-- What is asked --
Of the lines in the records that follow, how many include the word "this"? Answer with a bare number.

-- Supplied information --
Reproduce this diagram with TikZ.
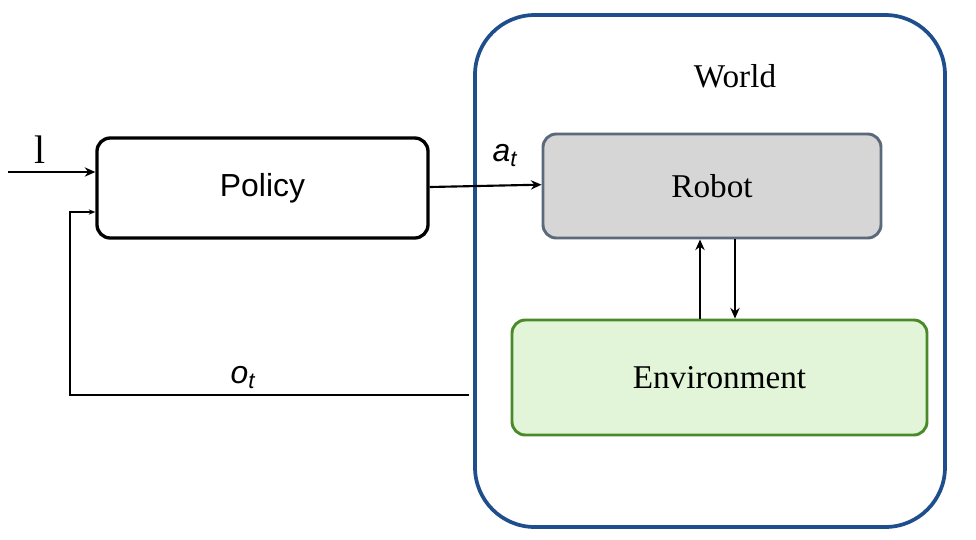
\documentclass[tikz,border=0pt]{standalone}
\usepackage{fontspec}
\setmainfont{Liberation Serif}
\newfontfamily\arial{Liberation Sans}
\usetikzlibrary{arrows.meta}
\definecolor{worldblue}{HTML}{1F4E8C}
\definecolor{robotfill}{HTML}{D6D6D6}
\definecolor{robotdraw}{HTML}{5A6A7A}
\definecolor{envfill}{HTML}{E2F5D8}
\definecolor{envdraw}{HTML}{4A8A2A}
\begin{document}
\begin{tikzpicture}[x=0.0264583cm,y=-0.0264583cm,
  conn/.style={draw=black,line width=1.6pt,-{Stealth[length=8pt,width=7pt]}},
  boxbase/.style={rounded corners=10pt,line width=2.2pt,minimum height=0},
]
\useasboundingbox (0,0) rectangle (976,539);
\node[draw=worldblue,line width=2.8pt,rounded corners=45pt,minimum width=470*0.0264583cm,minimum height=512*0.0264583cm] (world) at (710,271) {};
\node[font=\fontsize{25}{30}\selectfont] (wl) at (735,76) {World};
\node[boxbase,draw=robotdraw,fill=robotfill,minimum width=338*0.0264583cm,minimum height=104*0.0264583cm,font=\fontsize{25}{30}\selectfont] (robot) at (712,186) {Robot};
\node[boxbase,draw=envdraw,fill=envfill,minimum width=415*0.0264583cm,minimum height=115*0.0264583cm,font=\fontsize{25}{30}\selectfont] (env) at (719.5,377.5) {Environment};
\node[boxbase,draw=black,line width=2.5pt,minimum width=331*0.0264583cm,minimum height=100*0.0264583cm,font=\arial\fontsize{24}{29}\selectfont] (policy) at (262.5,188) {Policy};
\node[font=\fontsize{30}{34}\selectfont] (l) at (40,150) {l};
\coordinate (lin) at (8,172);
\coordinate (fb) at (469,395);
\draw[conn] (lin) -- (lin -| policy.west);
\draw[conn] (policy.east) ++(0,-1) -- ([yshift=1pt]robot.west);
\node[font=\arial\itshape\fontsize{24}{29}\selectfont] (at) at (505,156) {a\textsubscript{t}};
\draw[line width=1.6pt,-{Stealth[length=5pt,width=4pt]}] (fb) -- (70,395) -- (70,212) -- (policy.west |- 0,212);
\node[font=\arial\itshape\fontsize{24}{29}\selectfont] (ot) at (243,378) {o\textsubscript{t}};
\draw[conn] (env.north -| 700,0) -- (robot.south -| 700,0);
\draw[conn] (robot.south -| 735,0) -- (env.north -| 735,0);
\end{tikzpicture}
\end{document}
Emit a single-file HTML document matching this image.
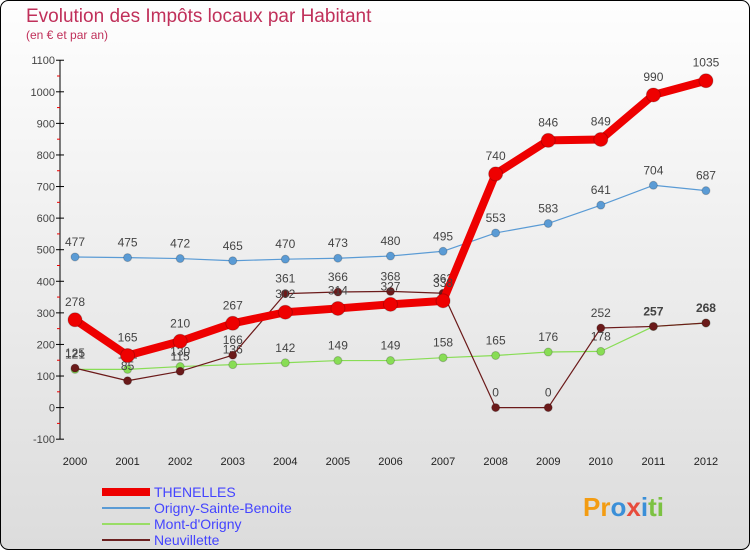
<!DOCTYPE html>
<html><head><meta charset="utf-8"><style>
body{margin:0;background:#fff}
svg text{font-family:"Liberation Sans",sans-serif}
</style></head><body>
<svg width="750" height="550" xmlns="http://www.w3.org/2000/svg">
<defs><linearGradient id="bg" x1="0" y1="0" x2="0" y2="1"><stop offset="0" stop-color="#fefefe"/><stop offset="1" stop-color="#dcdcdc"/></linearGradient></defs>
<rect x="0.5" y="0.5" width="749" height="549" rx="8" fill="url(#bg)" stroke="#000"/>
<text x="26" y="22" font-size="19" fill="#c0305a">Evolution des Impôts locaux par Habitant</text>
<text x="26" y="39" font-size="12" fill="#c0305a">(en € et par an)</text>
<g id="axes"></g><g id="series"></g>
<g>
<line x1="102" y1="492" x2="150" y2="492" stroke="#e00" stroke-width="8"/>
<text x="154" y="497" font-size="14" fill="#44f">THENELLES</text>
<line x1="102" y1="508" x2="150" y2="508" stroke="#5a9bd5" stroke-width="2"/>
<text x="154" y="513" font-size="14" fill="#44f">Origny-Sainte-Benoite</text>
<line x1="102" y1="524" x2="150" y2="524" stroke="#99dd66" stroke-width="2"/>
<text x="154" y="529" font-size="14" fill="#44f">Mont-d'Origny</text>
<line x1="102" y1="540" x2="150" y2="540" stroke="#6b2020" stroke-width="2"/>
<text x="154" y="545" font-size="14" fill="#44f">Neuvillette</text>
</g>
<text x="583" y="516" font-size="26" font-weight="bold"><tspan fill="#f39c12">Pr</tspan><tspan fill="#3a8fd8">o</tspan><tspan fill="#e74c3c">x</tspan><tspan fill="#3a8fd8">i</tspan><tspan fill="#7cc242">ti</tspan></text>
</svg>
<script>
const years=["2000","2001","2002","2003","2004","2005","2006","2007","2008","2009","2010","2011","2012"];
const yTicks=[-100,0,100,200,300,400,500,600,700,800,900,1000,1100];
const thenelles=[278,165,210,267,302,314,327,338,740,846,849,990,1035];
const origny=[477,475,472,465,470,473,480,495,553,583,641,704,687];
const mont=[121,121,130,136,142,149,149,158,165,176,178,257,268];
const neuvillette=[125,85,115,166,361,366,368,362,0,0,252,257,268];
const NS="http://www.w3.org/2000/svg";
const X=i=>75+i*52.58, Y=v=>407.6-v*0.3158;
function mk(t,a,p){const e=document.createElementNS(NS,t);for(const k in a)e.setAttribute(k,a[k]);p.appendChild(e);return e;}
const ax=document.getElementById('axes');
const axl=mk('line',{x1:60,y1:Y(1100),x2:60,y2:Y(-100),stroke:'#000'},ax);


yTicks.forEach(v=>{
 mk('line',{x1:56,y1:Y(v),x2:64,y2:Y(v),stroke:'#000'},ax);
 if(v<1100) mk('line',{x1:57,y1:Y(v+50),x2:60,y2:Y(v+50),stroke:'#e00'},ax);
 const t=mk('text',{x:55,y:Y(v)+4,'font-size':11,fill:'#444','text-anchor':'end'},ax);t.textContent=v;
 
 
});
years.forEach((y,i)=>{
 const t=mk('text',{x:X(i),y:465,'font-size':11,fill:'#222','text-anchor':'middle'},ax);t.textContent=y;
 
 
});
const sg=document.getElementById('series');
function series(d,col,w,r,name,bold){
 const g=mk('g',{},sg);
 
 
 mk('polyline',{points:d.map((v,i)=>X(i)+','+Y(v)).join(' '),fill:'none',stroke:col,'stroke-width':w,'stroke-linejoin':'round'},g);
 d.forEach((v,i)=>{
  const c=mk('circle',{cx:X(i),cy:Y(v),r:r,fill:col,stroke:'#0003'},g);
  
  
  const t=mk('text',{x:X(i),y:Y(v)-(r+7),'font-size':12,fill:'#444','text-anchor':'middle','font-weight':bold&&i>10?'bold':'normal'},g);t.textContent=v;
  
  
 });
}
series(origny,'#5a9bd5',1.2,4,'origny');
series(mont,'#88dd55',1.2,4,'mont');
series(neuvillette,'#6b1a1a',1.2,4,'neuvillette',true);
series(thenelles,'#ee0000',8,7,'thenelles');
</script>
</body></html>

-- Task answer --
2